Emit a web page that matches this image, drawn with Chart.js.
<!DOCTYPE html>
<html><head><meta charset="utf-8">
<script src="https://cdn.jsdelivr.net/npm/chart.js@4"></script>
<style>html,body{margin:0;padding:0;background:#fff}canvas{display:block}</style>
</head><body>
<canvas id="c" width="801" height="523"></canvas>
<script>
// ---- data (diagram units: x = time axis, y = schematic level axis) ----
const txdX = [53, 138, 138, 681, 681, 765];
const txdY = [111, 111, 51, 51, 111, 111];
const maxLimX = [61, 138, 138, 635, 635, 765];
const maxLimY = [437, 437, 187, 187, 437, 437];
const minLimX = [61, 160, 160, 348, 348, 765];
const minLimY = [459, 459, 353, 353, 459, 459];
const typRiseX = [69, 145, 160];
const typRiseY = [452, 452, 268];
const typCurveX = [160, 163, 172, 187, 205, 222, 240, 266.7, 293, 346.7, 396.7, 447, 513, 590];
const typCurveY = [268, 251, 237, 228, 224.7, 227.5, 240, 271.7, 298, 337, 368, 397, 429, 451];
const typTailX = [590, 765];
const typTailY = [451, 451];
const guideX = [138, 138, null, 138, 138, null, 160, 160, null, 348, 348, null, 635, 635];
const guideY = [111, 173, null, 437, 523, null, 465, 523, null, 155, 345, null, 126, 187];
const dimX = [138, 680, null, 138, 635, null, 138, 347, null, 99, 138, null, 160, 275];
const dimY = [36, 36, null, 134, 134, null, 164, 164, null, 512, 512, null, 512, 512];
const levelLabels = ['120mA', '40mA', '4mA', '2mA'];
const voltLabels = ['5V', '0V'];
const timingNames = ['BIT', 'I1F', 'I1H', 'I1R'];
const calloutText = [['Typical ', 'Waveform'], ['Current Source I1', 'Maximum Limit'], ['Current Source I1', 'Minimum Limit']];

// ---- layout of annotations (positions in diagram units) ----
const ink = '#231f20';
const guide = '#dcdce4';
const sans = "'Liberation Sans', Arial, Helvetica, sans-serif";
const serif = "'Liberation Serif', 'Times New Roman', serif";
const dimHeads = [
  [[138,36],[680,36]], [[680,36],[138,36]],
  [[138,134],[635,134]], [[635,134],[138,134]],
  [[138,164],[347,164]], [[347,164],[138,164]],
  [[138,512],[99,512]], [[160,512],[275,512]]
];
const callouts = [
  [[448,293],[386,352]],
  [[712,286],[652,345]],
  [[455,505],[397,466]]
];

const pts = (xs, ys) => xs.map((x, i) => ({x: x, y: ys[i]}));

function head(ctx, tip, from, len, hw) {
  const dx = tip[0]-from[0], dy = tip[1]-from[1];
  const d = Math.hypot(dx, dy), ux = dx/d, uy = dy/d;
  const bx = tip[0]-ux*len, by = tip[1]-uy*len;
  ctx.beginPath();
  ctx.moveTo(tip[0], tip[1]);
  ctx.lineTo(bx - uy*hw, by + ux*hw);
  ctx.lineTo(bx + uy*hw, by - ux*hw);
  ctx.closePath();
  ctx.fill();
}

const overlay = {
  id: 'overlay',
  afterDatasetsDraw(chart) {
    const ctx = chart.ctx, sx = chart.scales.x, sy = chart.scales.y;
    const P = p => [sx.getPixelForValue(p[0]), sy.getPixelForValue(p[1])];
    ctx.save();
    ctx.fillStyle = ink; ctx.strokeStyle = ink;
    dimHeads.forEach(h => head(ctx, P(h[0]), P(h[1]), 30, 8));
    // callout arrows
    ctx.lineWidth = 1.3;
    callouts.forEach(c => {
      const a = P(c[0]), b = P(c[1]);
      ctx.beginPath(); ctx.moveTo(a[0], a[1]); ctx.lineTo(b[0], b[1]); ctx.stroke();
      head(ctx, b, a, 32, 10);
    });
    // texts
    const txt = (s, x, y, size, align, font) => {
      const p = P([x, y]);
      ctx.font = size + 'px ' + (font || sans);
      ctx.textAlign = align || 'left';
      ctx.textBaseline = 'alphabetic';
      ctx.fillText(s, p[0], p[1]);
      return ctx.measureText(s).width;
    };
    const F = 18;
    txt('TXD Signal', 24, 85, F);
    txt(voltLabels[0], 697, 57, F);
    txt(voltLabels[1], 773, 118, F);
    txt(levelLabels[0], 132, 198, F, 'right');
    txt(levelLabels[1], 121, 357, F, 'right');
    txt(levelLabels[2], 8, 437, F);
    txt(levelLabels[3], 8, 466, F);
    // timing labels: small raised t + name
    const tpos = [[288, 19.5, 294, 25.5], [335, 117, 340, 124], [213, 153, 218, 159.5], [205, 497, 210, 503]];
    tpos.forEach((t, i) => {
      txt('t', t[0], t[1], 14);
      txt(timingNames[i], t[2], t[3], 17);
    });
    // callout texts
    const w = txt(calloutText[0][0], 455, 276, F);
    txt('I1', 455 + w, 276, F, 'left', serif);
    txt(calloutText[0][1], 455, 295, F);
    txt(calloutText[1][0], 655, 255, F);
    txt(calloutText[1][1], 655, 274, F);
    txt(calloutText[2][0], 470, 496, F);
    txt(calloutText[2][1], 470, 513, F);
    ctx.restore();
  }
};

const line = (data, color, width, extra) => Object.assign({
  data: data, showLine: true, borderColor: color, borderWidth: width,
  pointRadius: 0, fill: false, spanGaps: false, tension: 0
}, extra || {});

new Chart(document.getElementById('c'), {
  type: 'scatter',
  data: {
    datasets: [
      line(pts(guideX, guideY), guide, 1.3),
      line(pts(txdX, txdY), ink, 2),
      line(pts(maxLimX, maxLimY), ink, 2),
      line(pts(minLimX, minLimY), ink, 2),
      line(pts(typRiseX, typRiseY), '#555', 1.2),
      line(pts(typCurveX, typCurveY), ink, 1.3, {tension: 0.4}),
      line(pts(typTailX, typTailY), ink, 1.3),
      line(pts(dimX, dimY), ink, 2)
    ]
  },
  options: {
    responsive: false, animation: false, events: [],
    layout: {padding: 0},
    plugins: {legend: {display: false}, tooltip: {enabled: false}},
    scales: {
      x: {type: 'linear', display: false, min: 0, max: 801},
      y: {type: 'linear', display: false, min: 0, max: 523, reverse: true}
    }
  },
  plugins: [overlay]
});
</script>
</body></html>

...

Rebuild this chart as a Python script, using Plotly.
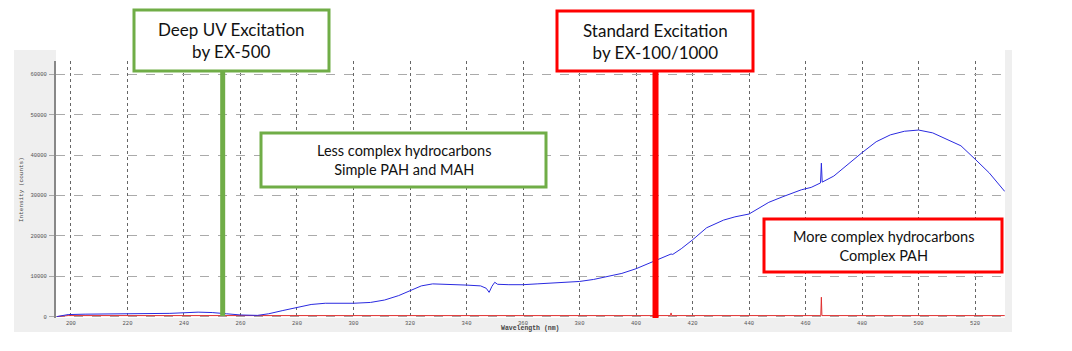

--

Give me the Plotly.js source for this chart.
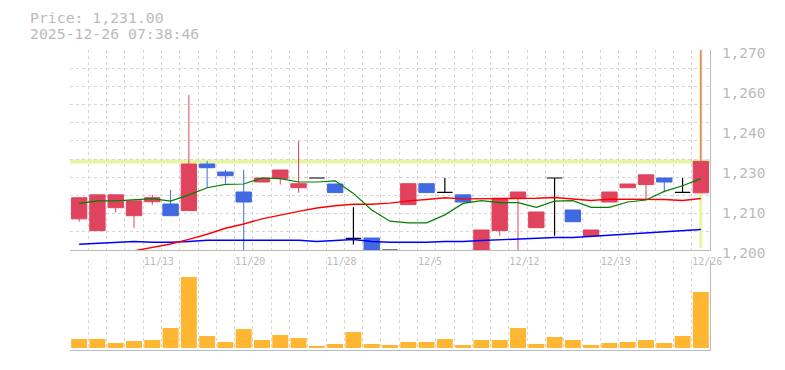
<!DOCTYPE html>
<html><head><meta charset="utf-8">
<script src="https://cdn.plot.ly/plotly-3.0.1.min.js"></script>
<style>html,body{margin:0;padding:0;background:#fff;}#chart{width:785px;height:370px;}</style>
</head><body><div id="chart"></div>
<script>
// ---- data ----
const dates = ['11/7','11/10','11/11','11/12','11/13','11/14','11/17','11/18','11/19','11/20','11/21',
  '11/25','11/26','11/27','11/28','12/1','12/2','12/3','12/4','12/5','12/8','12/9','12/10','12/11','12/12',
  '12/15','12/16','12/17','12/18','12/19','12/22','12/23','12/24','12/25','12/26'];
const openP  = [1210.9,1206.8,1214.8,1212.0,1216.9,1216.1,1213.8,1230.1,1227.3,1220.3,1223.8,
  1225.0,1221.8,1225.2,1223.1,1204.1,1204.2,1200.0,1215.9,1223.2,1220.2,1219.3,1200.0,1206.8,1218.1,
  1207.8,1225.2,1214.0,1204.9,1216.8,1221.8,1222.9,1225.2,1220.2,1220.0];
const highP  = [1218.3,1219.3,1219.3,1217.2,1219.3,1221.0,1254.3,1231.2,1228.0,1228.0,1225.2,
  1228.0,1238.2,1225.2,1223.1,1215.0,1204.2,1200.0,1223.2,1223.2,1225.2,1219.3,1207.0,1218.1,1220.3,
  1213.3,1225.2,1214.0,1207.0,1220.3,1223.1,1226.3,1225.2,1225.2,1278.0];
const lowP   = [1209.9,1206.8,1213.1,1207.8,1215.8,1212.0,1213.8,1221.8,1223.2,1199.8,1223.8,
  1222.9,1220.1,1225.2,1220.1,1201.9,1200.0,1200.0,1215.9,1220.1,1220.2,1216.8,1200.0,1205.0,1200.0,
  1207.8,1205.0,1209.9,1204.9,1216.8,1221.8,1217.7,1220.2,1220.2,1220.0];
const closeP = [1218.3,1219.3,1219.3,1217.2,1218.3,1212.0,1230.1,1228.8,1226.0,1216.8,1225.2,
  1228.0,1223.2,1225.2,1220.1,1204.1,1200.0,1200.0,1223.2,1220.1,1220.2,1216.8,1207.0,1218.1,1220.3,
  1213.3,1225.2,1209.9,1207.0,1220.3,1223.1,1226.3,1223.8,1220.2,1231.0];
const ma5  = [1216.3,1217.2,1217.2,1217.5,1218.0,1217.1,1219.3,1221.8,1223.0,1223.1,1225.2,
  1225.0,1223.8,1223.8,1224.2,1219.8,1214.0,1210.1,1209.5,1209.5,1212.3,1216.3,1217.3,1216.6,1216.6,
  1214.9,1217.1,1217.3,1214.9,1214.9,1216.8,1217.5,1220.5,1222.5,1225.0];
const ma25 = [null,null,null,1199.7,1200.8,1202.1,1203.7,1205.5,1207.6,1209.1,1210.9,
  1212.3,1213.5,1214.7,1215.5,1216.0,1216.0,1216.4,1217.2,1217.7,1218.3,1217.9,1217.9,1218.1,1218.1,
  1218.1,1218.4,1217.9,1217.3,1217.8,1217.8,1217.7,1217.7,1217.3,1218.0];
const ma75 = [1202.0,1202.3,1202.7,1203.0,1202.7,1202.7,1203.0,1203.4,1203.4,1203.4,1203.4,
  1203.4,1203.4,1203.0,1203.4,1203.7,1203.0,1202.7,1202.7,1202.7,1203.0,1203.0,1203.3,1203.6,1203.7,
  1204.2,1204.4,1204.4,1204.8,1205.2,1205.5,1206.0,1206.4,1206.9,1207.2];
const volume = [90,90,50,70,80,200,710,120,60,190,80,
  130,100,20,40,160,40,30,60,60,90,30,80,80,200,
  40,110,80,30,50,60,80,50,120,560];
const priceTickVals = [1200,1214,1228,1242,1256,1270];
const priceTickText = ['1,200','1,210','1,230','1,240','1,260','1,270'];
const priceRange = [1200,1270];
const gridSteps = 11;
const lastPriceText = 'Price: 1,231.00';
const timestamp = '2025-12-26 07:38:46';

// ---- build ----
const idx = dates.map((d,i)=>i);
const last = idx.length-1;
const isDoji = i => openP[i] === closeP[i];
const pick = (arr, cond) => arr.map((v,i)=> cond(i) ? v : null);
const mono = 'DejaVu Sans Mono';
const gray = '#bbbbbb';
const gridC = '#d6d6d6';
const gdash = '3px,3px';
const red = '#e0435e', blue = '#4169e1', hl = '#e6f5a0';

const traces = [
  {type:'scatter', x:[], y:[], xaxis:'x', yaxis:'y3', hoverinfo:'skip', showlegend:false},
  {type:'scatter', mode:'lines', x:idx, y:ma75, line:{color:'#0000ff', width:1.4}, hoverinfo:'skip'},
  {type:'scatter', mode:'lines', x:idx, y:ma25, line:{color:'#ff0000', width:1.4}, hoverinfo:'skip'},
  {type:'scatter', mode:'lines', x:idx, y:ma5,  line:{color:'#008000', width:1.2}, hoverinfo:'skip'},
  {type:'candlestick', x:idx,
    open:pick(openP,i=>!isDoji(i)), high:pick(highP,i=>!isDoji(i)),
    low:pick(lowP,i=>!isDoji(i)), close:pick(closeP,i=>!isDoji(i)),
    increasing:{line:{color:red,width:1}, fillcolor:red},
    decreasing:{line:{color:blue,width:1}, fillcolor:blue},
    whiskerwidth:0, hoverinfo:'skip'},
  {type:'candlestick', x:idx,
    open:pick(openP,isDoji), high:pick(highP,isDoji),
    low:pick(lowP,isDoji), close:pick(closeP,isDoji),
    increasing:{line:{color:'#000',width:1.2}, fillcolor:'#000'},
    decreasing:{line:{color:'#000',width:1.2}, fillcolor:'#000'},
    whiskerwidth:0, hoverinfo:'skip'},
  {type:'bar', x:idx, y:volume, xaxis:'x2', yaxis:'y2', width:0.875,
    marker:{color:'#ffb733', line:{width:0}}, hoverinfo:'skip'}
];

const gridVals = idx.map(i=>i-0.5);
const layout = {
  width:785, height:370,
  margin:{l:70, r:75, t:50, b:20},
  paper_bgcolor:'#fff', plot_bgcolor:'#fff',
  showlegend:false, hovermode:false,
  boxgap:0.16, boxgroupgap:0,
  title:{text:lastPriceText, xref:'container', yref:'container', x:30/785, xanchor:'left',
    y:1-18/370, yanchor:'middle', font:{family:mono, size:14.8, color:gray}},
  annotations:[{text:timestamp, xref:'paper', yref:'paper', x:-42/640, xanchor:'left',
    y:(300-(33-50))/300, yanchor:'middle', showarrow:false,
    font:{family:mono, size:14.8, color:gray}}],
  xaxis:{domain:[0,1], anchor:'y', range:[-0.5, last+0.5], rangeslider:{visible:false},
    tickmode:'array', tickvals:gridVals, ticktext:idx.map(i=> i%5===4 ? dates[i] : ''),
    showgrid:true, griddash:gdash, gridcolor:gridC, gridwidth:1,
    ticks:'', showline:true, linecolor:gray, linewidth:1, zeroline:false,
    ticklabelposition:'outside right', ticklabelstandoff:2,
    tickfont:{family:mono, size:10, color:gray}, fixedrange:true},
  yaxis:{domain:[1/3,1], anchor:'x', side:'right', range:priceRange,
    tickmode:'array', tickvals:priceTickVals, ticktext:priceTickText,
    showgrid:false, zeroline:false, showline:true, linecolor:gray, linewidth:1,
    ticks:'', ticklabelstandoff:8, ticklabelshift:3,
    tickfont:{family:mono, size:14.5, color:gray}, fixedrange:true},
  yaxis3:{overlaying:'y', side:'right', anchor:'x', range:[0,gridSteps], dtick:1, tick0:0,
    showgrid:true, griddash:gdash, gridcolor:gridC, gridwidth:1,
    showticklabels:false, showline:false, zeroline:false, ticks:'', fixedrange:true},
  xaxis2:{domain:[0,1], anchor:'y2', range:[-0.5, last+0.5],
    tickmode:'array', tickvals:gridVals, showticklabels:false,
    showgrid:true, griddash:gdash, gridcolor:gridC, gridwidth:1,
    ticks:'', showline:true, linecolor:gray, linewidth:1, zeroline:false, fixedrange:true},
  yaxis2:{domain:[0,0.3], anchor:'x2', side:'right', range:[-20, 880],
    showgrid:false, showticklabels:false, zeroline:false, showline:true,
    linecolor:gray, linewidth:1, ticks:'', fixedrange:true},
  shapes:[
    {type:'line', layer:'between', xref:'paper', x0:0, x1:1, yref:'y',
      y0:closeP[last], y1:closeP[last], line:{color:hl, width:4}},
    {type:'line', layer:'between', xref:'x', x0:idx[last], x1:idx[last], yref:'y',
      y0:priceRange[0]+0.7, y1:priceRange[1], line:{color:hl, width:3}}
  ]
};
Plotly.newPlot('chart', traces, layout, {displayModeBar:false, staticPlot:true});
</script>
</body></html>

Task brief: Search the preceding listing for the word "this" and pull out every line that holds it.

The solution:
Emit a web page that matches this image, drawn with Chart.js.
Rebuild this chart as a Python script, using Plotly.
Give me the Plotly.js source for this chart.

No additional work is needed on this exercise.